As noted in the Report of Classis East, plans are under way for the organization of a new congregation, the Lord willing, in the Jenison, Michigan area. As of this writing, I do not know when this organization will take place; I would guess it will not be before this editorial sees print. And part of my remarks is based on this guess.
First of all, congratulations to those who have taken the initiative in this matter, that is, to the consistories of Hope and Hudsonville, to the brethren who petitioned Classis East for organization, and to Classis East who approved the petition. This is something which has not happened in our churches since 1960 (when Isabel and Forbes were organized) and which has not happened in Classis East since 1944, when Southeast (then Fourth) was organized.
There is reason here for rejoicing and for thankfulness to God. For this represents growth and progress. And I would add: it represents healthy growth. For this proposed new congregation does not arise out of dissension or dissatisfaction of any kind, but simply out of the twin facts that our Hudsonville and Hope congregations are outgrowing their quarters and that a good many families of our Protestant Reformed community live in the Jenison area. This kind of growth from within is healthy growth. And this is reason for joy and gratitude. And perhaps I may add that when an infant is born after long years of waiting, there is additional reason for joy.
Besides, the proposed congregation in the Jenison area furnishes reason for gratitude because it represents an extension of our Protestant Reformed witness, the establishment of another center of witness, in that community. It is our hope, too, that this new congregation may be zealous in church extension work, and that it may serve as a gathering-point for others who love the Reformed faith in that community.
In the second place, I would like to take this opportunity to urge others who live in that area to organize along with those who have already signified their intention. And I say intentionally: to organize with them, not merely to join them later. Everyone recognizes, of course, that no one can be compelled to do this. We do not have a boundary-system in our churches. This is a matter of free choice. But I call attention to the fact that it makes good sense for those who live in the area to support this movement. Not only do I have in mind the over-crowded conditions at Hope and Hudsonville. But I also have in mind that if you live in that area, it is, in the main, good sense to have your church-home and that of your children and young people in that community. And besides, it is well to help the infant congregation from the start. This will insure a robust beginning, rather than a struggling one—both from the point of view of church life and from the financial point of view. And it will furnish greater choice of consistorial material, even though Classis East was convinced that there was sufficient consistorial material to warrant organization (and I concur).

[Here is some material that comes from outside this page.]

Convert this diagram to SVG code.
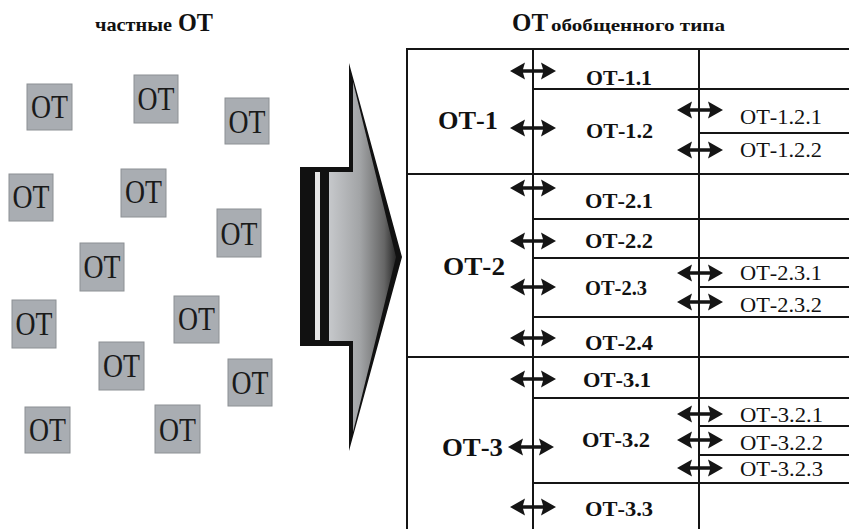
<svg xmlns="http://www.w3.org/2000/svg" width="849" height="529" viewBox="0 0 849 529">
<style>
  .box rect { fill: #a9adb2; stroke: #8c9094; stroke-width: 1; }
  .box text { font-family: "Liberation Serif", "DejaVu Serif", serif; font-size: 33px; fill: #1a1a1a; text-anchor: middle; }
  .hdr { font-family: "Liberation Serif", "DejaVu Serif", serif; font-weight: bold; fill: #111; }
  .l1 { font-family: "Liberation Serif", "DejaVu Serif", serif; font-weight: bold; font-size: 26px; fill: #111; }
  .l2 { font-family: "Liberation Serif", "DejaVu Serif", serif; font-weight: bold; font-size: 22px; fill: #111; }
  .l3 { font-family: "Liberation Serif", "DejaVu Serif", serif; font-size: 22px; fill: #111; }
  .ln { stroke: #151515; stroke-width: 2; fill: none; }
  .arr { fill: #151515; }
</style>
<defs>
  <linearGradient id="g" x1="329" y1="0" x2="398" y2="0" gradientUnits="userSpaceOnUse">
    <stop offset="0" stop-color="#c6c8cb"/>
    <stop offset="0.45" stop-color="#a2a4a6"/>
    <stop offset="0.8" stop-color="#666"/>
    <stop offset="1" stop-color="#1e1e1e"/>
  </linearGradient>
  <path id="da" d="M-23,0 L-8,-8.5 L-10,-1.8 L10,-1.8 L8,-8.5 L23,0 L8,8.5 L10,1.8 L-10,1.8 L-8,8.5 Z"/>
</defs>
<rect width="849" height="529" fill="#ffffff"/>

<g id="title-left"><text class="hdr" x="95" y="31" font-size="19" textLength="77" lengthAdjust="spacingAndGlyphs">частные</text><text class="hdr" x="178" y="31" font-size="25" textLength="35" lengthAdjust="spacingAndGlyphs">ОТ</text></g>
<g id="title-right"><text class="hdr" x="512" y="31" font-size="25" textLength="36" lengthAdjust="spacingAndGlyphs">ОТ</text><text class="hdr" x="551" y="31" font-size="17" textLength="174" lengthAdjust="spacingAndGlyphs">обобщенного типа</text></g>

<g id="ot-01" class="box"><rect x="27" y="84" width="45" height="46"/><text x="49.5" y="118" textLength="37" lengthAdjust="spacingAndGlyphs">ОТ</text></g>
<g id="ot-02" class="box"><rect x="134" y="75" width="44" height="48"/><text x="156" y="110" textLength="37" lengthAdjust="spacingAndGlyphs">ОТ</text></g>
<g id="ot-03" class="box"><rect x="225" y="98" width="44" height="46"/><text x="247" y="133" textLength="37" lengthAdjust="spacingAndGlyphs">ОТ</text></g>
<g id="ot-04" class="box"><rect x="9" y="174" width="44" height="47"/><text x="31" y="208" textLength="37" lengthAdjust="spacingAndGlyphs">ОТ</text></g>
<g id="ot-05" class="box"><rect x="121" y="169" width="45" height="48"/><text x="143.5" y="203" textLength="37" lengthAdjust="spacingAndGlyphs">ОТ</text></g>
<g id="ot-06" class="box"><rect x="217" y="209" width="44" height="48"/><text x="239" y="245" textLength="37" lengthAdjust="spacingAndGlyphs">ОТ</text></g>
<g id="ot-07" class="box"><rect x="80" y="243" width="44" height="48"/><text x="102" y="278" textLength="37" lengthAdjust="spacingAndGlyphs">ОТ</text></g>
<g id="ot-08" class="box"><rect x="12" y="300" width="44" height="48"/><text x="34" y="335" textLength="37" lengthAdjust="spacingAndGlyphs">ОТ</text></g>
<g id="ot-09" class="box"><rect x="174" y="296" width="45" height="47"/><text x="196.5" y="330" textLength="37" lengthAdjust="spacingAndGlyphs">ОТ</text></g>
<g id="ot-10" class="box"><rect x="99" y="342" width="45" height="48"/><text x="121.5" y="377" textLength="37" lengthAdjust="spacingAndGlyphs">ОТ</text></g>
<g id="ot-11" class="box"><rect x="228" y="359" width="44" height="47"/><text x="250" y="394" textLength="37" lengthAdjust="spacingAndGlyphs">ОТ</text></g>
<g id="ot-12" class="box"><rect x="25" y="407" width="45" height="46"/><text x="47.5" y="441" textLength="37" lengthAdjust="spacingAndGlyphs">ОТ</text></g>
<g id="ot-13" class="box"><rect x="155" y="405" width="45" height="48"/><text x="177.5" y="441" textLength="37" lengthAdjust="spacingAndGlyphs">ОТ</text></g>

<g id="big-arrow">
  <polygon points="300,167 349,167 349,63 402,257 349,451 349,346 300,346" fill="#111"/>
  <polygon points="329,172 353,172 353,82 396,257 353,432 353,341 329,341" fill="url(#g)"/>
  <rect x="315" y="172" width="5" height="168" fill="#e6e6e6"/>
</g>

<g id="table">
  <path class="ln" d="M407,49 H849" stroke-width="3"/>
  <path class="ln" d="M407,48 V529 M533,48 V529 M699,48 V529"/>
  <path class="ln" d="M407,174 H849 M407,357 H849"/>
  <path class="ln" d="M533,89 H849 M533,219 H849 M533,258 H849 M533,317 H849 M533,398 H849 M533,483 H849"/>
  <path class="ln" d="M699,133 H849 M699,287 H849 M699,426 H849 M699,455 H849"/>
</g>

<g id="ot-1"><text class="l1" x="438" y="129" textLength="60" lengthAdjust="spacingAndGlyphs">ОТ-1</text></g>
<g id="ot-2"><text class="l1" x="443" y="275" textLength="62" lengthAdjust="spacingAndGlyphs">ОТ-2</text></g>
<g id="ot-3"><text class="l1" x="442" y="456" textLength="61" lengthAdjust="spacingAndGlyphs">ОТ-3</text></g>

<g id="ot-1-1"><text class="l2" x="586" y="85" textLength="66" lengthAdjust="spacingAndGlyphs">ОТ-1.1</text></g>
<g id="ot-1-2"><text class="l2" x="586" y="138" textLength="67" lengthAdjust="spacingAndGlyphs">ОТ-1.2</text></g>
<g id="ot-2-1"><text class="l2" x="585" y="208" textLength="68" lengthAdjust="spacingAndGlyphs">ОТ-2.1</text></g>
<g id="ot-2-2"><text class="l2" x="585" y="248" textLength="68" lengthAdjust="spacingAndGlyphs">ОТ-2.2</text></g>
<g id="ot-2-3"><text class="l2" x="585" y="295" textLength="62" lengthAdjust="spacingAndGlyphs">ОТ-2.3</text></g>
<g id="ot-2-4"><text class="l2" x="585" y="350" textLength="68" lengthAdjust="spacingAndGlyphs">ОТ-2.4</text></g>
<g id="ot-3-1"><text class="l2" x="583" y="387" textLength="68" lengthAdjust="spacingAndGlyphs">ОТ-3.1</text></g>
<g id="ot-3-2"><text class="l2" x="582" y="447" textLength="68" lengthAdjust="spacingAndGlyphs">ОТ-3.2</text></g>
<g id="ot-3-3"><text class="l2" x="585" y="516" textLength="68" lengthAdjust="spacingAndGlyphs">ОТ-3.3</text></g>

<g id="ot-1-2-1"><text class="l3" x="740" y="124" textLength="82" lengthAdjust="spacingAndGlyphs">ОТ-1.2.1</text></g>
<g id="ot-1-2-2"><text class="l3" x="740" y="157" textLength="82" lengthAdjust="spacingAndGlyphs">ОТ-1.2.2</text></g>
<g id="ot-2-3-1"><text class="l3" x="740" y="280" textLength="82" lengthAdjust="spacingAndGlyphs">ОТ-2.3.1</text></g>
<g id="ot-2-3-2"><text class="l3" x="740" y="312" textLength="82" lengthAdjust="spacingAndGlyphs">ОТ-2.3.2</text></g>
<g id="ot-3-2-1"><text class="l3" x="740" y="422" textLength="83" lengthAdjust="spacingAndGlyphs">ОТ-3.2.1</text></g>
<g id="ot-3-2-2"><text class="l3" x="740" y="450" textLength="83" lengthAdjust="spacingAndGlyphs">ОТ-3.2.2</text></g>
<g id="ot-3-2-3"><text class="l3" x="740" y="476" textLength="83" lengthAdjust="spacingAndGlyphs">ОТ-3.2.3</text></g>

<g id="connectors" class="arr">
  <use href="#da" x="533" y="71"/>
  <use href="#da" x="533" y="128"/>
  <use href="#da" x="533" y="188"/>
  <use href="#da" x="533" y="241"/>
  <use href="#da" x="533" y="287"/>
  <use href="#da" x="533" y="338"/>
  <use href="#da" x="533" y="379"/>
  <use href="#da" x="531" y="447"/>
  <use href="#da" x="533" y="507"/>
  <use href="#da" x="700" y="110"/>
  <use href="#da" x="700" y="150"/>
  <use href="#da" x="700" y="273"/>
  <use href="#da" x="700" y="302"/>
  <use href="#da" x="700" y="414"/>
  <use href="#da" x="700" y="440"/>
  <use href="#da" x="700" y="468"/>
</g>
</svg>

And yet the very reference to the historical statistics made above must needs remind us of another side of the picture, it seems to me.
Not a new congregation since 1960! Not a new congregation in Classis East since 1944! And not a new congregation in Classis East as a result of home mission labor since 1943 (when Randolph was added to Classis East)!

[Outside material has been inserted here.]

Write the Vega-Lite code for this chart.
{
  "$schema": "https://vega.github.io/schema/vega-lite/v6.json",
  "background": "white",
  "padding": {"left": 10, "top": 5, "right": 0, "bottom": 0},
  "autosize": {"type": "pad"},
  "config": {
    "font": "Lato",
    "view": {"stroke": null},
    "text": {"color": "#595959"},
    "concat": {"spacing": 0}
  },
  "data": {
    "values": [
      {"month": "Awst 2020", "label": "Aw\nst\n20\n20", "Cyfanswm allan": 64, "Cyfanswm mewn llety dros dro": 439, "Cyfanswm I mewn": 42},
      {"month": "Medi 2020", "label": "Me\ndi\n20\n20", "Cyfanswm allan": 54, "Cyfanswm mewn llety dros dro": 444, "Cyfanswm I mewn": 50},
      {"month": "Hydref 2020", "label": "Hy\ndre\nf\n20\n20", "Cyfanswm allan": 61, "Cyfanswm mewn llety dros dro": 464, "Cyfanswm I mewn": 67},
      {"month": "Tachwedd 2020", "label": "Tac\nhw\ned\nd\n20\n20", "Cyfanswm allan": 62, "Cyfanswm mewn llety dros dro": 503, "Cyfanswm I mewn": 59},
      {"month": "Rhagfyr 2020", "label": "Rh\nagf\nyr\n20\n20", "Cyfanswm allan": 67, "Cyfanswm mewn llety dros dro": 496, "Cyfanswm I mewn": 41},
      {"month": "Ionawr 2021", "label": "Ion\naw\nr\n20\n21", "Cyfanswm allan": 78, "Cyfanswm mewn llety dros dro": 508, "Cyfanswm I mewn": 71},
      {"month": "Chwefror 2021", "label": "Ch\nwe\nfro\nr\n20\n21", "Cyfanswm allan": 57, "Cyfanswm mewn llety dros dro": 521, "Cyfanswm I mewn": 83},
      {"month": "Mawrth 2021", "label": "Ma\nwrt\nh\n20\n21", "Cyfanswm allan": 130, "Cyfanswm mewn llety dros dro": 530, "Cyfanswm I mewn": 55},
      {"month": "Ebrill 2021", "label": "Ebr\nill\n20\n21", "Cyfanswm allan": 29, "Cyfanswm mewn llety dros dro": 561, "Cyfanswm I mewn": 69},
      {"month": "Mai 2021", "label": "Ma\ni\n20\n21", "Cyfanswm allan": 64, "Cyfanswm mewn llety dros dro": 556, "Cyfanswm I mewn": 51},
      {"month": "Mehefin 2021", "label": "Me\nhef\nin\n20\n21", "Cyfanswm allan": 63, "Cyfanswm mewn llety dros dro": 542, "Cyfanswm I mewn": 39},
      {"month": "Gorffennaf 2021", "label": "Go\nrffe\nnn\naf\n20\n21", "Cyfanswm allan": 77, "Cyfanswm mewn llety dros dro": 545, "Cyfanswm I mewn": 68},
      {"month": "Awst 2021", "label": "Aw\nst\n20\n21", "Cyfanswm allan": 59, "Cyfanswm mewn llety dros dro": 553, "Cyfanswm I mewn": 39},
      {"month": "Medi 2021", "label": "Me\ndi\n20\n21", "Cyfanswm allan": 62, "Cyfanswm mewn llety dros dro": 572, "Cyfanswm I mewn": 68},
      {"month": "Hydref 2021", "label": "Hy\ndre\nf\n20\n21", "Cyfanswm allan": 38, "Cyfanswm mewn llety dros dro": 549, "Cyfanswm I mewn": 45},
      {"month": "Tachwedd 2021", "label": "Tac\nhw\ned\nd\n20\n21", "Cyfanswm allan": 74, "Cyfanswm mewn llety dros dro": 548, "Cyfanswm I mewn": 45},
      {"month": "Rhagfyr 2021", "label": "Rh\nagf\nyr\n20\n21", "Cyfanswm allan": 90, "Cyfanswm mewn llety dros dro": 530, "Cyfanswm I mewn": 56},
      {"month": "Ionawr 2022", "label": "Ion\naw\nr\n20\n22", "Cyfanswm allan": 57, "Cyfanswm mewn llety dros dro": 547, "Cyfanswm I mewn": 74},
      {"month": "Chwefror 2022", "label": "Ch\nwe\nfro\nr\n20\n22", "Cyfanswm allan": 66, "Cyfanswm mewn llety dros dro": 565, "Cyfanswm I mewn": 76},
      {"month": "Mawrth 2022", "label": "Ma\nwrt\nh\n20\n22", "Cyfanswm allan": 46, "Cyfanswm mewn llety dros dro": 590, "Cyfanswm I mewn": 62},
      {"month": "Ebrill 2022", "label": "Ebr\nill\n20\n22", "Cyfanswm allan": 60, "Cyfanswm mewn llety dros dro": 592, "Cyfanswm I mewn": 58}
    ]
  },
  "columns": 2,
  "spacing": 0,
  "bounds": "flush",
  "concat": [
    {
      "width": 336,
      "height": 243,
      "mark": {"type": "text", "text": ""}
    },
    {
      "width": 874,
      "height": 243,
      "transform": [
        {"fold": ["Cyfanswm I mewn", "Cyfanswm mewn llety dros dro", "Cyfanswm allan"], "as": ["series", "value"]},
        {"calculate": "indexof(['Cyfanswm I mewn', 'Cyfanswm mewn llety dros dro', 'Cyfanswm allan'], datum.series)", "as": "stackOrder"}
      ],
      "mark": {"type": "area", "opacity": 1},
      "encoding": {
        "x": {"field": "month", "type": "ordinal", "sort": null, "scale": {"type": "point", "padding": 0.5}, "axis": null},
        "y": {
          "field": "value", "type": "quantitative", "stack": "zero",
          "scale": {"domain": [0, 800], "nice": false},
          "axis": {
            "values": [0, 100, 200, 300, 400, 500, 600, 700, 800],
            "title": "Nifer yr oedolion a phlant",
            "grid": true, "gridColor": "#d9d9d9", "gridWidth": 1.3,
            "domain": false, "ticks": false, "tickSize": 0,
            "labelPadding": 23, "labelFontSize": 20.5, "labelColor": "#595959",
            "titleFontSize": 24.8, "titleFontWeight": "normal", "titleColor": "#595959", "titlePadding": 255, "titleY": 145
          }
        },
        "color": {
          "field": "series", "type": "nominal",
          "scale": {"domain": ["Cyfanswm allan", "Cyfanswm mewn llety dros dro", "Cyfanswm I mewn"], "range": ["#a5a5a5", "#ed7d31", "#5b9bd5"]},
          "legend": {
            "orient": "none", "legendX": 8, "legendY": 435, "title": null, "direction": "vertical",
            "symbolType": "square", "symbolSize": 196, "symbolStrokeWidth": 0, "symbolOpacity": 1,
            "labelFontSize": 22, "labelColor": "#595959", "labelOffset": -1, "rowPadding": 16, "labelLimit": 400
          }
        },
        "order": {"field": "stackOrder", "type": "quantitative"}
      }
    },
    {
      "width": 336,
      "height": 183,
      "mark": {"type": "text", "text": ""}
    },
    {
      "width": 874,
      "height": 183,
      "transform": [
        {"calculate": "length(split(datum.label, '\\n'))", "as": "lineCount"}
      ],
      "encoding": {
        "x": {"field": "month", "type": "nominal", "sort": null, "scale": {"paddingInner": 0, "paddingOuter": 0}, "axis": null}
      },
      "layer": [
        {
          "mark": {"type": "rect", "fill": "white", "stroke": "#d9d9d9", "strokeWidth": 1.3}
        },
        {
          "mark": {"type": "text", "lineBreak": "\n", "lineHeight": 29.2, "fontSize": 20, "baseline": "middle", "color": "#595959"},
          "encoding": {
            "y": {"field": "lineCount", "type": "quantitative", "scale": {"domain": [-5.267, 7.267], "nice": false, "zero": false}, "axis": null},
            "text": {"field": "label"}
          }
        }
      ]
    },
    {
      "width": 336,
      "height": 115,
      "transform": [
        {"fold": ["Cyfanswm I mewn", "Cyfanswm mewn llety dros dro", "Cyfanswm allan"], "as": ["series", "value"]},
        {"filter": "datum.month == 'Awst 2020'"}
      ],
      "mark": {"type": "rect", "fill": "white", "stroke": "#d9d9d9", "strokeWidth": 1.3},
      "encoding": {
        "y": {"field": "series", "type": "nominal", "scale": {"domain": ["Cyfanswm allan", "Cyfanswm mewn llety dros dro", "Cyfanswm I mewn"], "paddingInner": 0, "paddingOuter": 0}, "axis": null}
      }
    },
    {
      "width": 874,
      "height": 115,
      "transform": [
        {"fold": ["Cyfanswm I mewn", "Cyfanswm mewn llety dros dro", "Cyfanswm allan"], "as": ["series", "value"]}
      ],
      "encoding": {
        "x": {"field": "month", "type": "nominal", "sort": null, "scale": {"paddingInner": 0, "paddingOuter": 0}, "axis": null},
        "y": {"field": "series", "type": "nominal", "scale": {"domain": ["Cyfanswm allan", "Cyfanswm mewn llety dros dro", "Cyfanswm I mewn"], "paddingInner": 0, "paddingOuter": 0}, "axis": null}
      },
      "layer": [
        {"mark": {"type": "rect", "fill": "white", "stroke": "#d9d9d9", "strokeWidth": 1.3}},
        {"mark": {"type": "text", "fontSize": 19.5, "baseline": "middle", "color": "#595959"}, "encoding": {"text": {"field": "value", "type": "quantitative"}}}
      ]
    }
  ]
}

Yes, I know: our churches have gone through some stormy times in that period. Besides, we suffered from a severe shortage of ministers. And besides that, it is possible to point to instances of growth and progress. No, the picture is not all gloomy by any means.
But let this not blind us to the facts.
One of these facts is that we sorely need a home missionary to labor in behalf of our churches. Pray the Lord fervently that He will grant us one. Let us not forget this as churches. It is so easy to become wrapped up in our own congregational life and to be satisfied that we have our Protestant Reformed congregation and our minister, and even that we are through various means witnessing to those outside of our churches. And we must not ever become smug! Nor must we be afraid of a minister shortage. Not only has the Lord always provided well for our churches even when there was more of a shortage than today; but the Lord has also graciously alleviated the severity of that shortage already, as all our churches know; and the outlook for a future supply of ministers is at the moment very bright! Moreover, let us not only pray for a home missionary. Let us concentrate as churches upon practical measures to make it more feasible and possible for one of our ministers to accept a call to this work. This is no easy task; and it is no simple matter, especially for a minister with a family of young children, to accept such a call. Let us do what is possible in order that the way may be open.
And, it seems to me, that another fact is this, that—whether with or without a home missionary—our churches must concentrate more of their attention and their labor on this aspect of the Lord’s work. Perhaps it is not too much to say that the very lack of new organizations is evidence of this. Think about it!
And think on this, too, that this calling is all the more urgent because of the rapid apostasy of our day, especially in the Reformed community, and because of the crying need for church reformation.
Meanwhile, if these lines fall under the eyes of any outside of our Protestant Reformed Churches who are genuinely concerned about church reformation and who through our Standard Bearer recognize in our churches a bastion of the Reformed faith in these troubled times, I am confident to say: our churches stand ready to answer any call for help, whether we have a home missionary or not. Moreover, we do not despise a small beginning, as our history in the organization of churches will plainly show. Nor, if a congregation is organized, will our churches leave it an orphan; but we are ready to help and support financially, and, above all, to provide a congregation with faithful, thoroughly Reformed preachers of the Word!